## Set problem
Write each line out again exactly as written.

## Working data

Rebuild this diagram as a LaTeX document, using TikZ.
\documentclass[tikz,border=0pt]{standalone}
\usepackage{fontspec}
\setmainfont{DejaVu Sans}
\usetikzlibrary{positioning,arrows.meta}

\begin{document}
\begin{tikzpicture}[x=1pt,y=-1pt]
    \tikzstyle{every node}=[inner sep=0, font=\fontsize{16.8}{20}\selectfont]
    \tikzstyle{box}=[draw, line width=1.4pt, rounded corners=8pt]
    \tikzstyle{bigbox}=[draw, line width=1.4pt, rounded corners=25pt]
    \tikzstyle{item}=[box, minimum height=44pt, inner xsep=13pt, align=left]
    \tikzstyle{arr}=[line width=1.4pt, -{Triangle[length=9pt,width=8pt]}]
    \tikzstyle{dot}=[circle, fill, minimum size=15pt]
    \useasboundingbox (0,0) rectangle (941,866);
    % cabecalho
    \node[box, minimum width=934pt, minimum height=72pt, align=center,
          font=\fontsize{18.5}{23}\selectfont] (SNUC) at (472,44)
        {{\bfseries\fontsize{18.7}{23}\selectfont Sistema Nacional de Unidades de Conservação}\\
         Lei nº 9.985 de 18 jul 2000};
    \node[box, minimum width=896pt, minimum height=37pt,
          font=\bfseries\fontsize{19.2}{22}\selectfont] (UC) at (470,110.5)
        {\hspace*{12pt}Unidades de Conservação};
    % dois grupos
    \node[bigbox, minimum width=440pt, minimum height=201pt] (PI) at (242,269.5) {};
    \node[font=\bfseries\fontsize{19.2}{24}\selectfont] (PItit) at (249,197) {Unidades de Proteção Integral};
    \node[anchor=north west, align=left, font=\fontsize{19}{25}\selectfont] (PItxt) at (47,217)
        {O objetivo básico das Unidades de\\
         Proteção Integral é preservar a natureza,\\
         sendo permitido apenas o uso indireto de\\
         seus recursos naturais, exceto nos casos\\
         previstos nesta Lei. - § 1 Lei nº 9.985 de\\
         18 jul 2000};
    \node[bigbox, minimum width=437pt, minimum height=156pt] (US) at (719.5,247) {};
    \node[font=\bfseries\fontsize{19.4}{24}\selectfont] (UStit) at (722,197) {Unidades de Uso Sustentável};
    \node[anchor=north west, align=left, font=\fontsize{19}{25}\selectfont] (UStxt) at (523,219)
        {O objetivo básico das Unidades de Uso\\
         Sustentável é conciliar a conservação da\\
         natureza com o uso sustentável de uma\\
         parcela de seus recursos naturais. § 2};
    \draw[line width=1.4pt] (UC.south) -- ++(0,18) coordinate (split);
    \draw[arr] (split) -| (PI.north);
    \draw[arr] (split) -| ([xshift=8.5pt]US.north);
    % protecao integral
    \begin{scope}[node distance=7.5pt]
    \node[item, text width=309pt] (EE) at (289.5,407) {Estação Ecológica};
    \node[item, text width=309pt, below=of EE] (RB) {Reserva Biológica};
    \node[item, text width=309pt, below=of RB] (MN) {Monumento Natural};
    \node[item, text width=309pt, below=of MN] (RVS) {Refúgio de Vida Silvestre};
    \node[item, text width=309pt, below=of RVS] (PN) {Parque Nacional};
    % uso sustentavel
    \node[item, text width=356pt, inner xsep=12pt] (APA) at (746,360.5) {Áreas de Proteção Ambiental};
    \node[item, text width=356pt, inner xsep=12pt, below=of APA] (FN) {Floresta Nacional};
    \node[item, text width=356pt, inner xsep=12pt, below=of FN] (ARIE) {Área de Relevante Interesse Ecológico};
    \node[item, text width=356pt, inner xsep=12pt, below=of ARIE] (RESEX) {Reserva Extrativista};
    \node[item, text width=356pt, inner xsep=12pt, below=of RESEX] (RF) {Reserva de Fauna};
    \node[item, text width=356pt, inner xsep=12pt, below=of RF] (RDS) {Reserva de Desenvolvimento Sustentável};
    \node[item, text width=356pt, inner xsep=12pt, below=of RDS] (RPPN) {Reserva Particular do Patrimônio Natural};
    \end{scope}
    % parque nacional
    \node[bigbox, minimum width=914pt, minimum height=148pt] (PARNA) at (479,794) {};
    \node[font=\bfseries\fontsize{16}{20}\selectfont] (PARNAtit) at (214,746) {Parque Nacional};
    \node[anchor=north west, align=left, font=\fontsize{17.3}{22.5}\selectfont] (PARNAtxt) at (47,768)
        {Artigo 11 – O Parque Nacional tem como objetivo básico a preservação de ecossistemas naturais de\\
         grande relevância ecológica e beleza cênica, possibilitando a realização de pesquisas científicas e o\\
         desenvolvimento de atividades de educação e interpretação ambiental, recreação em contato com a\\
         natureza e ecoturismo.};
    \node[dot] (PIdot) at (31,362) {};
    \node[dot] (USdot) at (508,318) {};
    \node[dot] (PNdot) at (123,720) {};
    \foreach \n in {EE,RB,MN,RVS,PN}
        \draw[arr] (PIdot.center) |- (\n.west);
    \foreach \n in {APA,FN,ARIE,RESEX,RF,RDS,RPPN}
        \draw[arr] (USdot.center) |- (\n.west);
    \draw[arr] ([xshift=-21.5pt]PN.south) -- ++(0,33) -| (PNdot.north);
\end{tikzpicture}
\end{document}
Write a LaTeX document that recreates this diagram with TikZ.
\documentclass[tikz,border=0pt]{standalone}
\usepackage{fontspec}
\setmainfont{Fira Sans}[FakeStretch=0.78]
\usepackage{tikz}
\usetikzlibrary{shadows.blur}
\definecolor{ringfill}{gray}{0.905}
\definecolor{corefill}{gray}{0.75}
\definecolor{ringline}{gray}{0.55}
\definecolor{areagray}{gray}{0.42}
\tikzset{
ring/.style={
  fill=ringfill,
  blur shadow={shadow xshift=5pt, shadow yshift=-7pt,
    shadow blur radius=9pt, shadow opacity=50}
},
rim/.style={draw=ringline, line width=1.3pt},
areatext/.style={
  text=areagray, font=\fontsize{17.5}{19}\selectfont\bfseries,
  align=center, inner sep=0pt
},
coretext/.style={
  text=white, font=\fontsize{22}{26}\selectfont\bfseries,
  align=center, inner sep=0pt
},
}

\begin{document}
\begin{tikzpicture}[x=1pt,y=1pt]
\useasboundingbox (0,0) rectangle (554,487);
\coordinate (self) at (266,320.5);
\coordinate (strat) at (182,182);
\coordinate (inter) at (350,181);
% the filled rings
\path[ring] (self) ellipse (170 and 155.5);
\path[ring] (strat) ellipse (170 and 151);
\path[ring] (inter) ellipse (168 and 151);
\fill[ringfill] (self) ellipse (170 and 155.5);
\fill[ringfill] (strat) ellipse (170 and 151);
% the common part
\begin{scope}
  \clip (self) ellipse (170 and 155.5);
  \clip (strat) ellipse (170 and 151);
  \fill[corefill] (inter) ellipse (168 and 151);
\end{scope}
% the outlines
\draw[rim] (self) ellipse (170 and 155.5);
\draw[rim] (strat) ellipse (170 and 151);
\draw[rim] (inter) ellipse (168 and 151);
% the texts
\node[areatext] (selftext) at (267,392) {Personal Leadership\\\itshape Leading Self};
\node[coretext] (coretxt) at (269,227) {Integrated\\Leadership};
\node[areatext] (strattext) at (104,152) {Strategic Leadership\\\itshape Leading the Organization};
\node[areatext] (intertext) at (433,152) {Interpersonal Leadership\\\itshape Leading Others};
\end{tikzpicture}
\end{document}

## Solution for this task
Rebuild this diagram as a LaTeX document, using TikZ.
\documentclass[tikz,border=0pt]{standalone}
\usepackage{fontspec}
\setmainfont{DejaVu Sans}
\usetikzlibrary{positioning,arrows.meta}

\begin{document}
\begin{tikzpicture}[x=1pt,y=-1pt]
    \tikzstyle{every node}=[inner sep=0, font=\fontsize{16.8}{20}\selectfont]
    \tikzstyle{box}=[draw, line width=1.4pt, rounded corners=8pt]
    \tikzstyle{bigbox}=[draw, line width=1.4pt, rounded corners=25pt]
    \tikzstyle{item}=[box, minimum height=44pt, inner xsep=13pt, align=left]
    \tikzstyle{arr}=[line width=1.4pt, -{Triangle[length=9pt,width=8pt]}]
    \tikzstyle{dot}=[circle, fill, minimum size=15pt]
    \useasboundingbox (0,0) rectangle (941,866);
    % cabecalho
    \node[box, minimum width=934pt, minimum height=72pt, align=center,
          font=\fontsize{18.5}{23}\selectfont] (SNUC) at (472,44)
        {{\bfseries\fontsize{18.7}{23}\selectfont Sistema Nacional de Unidades de Conservação}\\
         Lei nº 9.985 de 18 jul 2000};
    \node[box, minimum width=896pt, minimum height=37pt,
          font=\bfseries\fontsize{19.2}{22}\selectfont] (UC) at (470,110.5)
        {\hspace*{12pt}Unidades de Conservação};
    % dois grupos
    \node[bigbox, minimum width=440pt, minimum height=201pt] (PI) at (242,269.5) {};
    \node[font=\bfseries\fontsize{19.2}{24}\selectfont] (PItit) at (249,197) {Unidades de Proteção Integral};
    \node[anchor=north west, align=left, font=\fontsize{19}{25}\selectfont] (PItxt) at (47,217)
        {O objetivo básico das Unidades de\\
         Proteção Integral é preservar a natureza,\\
         sendo permitido apenas o uso indireto de\\
         seus recursos naturais, exceto nos casos\\
         previstos nesta Lei. - § 1 Lei nº 9.985 de\\
         18 jul 2000};
    \node[bigbox, minimum width=437pt, minimum height=156pt] (US) at (719.5,247) {};
    \node[font=\bfseries\fontsize{19.4}{24}\selectfont] (UStit) at (722,197) {Unidades de Uso Sustentável};
    \node[anchor=north west, align=left, font=\fontsize{19}{25}\selectfont] (UStxt) at (523,219)
        {O objetivo básico das Unidades de Uso\\
         Sustentável é conciliar a conservação da\\
         natureza com o uso sustentável de uma\\
         parcela de seus recursos naturais. § 2};
    \draw[line width=1.4pt] (UC.south) -- ++(0,18) coordinate (split);
    \draw[arr] (split) -| (PI.north);
    \draw[arr] (split) -| ([xshift=8.5pt]US.north);
    % protecao integral
    \begin{scope}[node distance=7.5pt]
    \node[item, text width=309pt] (EE) at (289.5,407) {Estação Ecológica};
    \node[item, text width=309pt, below=of EE] (RB) {Reserva Biológica};
    \node[item, text width=309pt, below=of RB] (MN) {Monumento Natural};
    \node[item, text width=309pt, below=of MN] (RVS) {Refúgio de Vida Silvestre};
    \node[item, text width=309pt, below=of RVS] (PN) {Parque Nacional};
    % uso sustentavel
    \node[item, text width=356pt, inner xsep=12pt] (APA) at (746,360.5) {Áreas de Proteção Ambiental};
    \node[item, text width=356pt, inner xsep=12pt, below=of APA] (FN) {Floresta Nacional};
    \node[item, text width=356pt, inner xsep=12pt, below=of FN] (ARIE) {Área de Relevante Interesse Ecológico};
    \node[item, text width=356pt, inner xsep=12pt, below=of ARIE] (RESEX) {Reserva Extrativista};
    \node[item, text width=356pt, inner xsep=12pt, below=of RESEX] (RF) {Reserva de Fauna};
    \node[item, text width=356pt, inner xsep=12pt, below=of RF] (RDS) {Reserva de Desenvolvimento Sustentável};
    \node[item, text width=356pt, inner xsep=12pt, below=of RDS] (RPPN) {Reserva Particular do Patrimônio Natural};
    \end{scope}
    % parque nacional
    \node[bigbox, minimum width=914pt, minimum height=148pt] (PARNA) at (479,794) {};
    \node[font=\bfseries\fontsize{16}{20}\selectfont] (PARNAtit) at (214,746) {Parque Nacional};
    \node[anchor=north west, align=left, font=\fontsize{17.3}{22.5}\selectfont] (PARNAtxt) at (47,768)
        {Artigo 11 – O Parque Nacional tem como objetivo básico a preservação de ecossistemas naturais de\\
         grande relevância ecológica e beleza cênica, possibilitando a realização de pesquisas científicas e o\\
         desenvolvimento de atividades de educação e interpretação ambiental, recreação em contato com a\\
         natureza e ecoturismo.};
    \node[dot] (PIdot) at (31,362) {};
    \node[dot] (USdot) at (508,318) {};
    \node[dot] (PNdot) at (123,720) {};
    \foreach \n in {EE,RB,MN,RVS,PN}
        \draw[arr] (PIdot.center) |- (\n.west);
    \foreach \n in {APA,FN,ARIE,RESEX,RF,RDS,RPPN}
        \draw[arr] (USdot.center) |- (\n.west);
    \draw[arr] ([xshift=-21.5pt]PN.south) -- ++(0,33) -| (PNdot.north);
\end{tikzpicture}
\end{document}
Write a LaTeX document that recreates this diagram with TikZ.
\documentclass[tikz,border=0pt]{standalone}
\usepackage{fontspec}
\setmainfont{Fira Sans}[FakeStretch=0.78]
\usepackage{tikz}
\usetikzlibrary{shadows.blur}
\definecolor{ringfill}{gray}{0.905}
\definecolor{corefill}{gray}{0.75}
\definecolor{ringline}{gray}{0.55}
\definecolor{areagray}{gray}{0.42}
\tikzset{
ring/.style={
  fill=ringfill,
  blur shadow={shadow xshift=5pt, shadow yshift=-7pt,
    shadow blur radius=9pt, shadow opacity=50}
},
rim/.style={draw=ringline, line width=1.3pt},
areatext/.style={
  text=areagray, font=\fontsize{17.5}{19}\selectfont\bfseries,
  align=center, inner sep=0pt
},
coretext/.style={
  text=white, font=\fontsize{22}{26}\selectfont\bfseries,
  align=center, inner sep=0pt
},
}

\begin{document}
\begin{tikzpicture}[x=1pt,y=1pt]
\useasboundingbox (0,0) rectangle (554,487);
\coordinate (self) at (266,320.5);
\coordinate (strat) at (182,182);
\coordinate (inter) at (350,181);
% the filled rings
\path[ring] (self) ellipse (170 and 155.5);
\path[ring] (strat) ellipse (170 and 151);
\path[ring] (inter) ellipse (168 and 151);
\fill[ringfill] (self) ellipse (170 and 155.5);
\fill[ringfill] (strat) ellipse (170 and 151);
% the common part
\begin{scope}
  \clip (self) ellipse (170 and 155.5);
  \clip (strat) ellipse (170 and 151);
  \fill[corefill] (inter) ellipse (168 and 151);
\end{scope}
% the outlines
\draw[rim] (self) ellipse (170 and 155.5);
\draw[rim] (strat) ellipse (170 and 151);
\draw[rim] (inter) ellipse (168 and 151);
% the texts
\node[areatext] (selftext) at (267,392) {Personal Leadership\\\itshape Leading Self};
\node[coretext] (coretxt) at (269,227) {Integrated\\Leadership};
\node[areatext] (strattext) at (104,152) {Strategic Leadership\\\itshape Leading the Organization};
\node[areatext] (intertext) at (433,152) {Interpersonal Leadership\\\itshape Leading Others};
\end{tikzpicture}
\end{document}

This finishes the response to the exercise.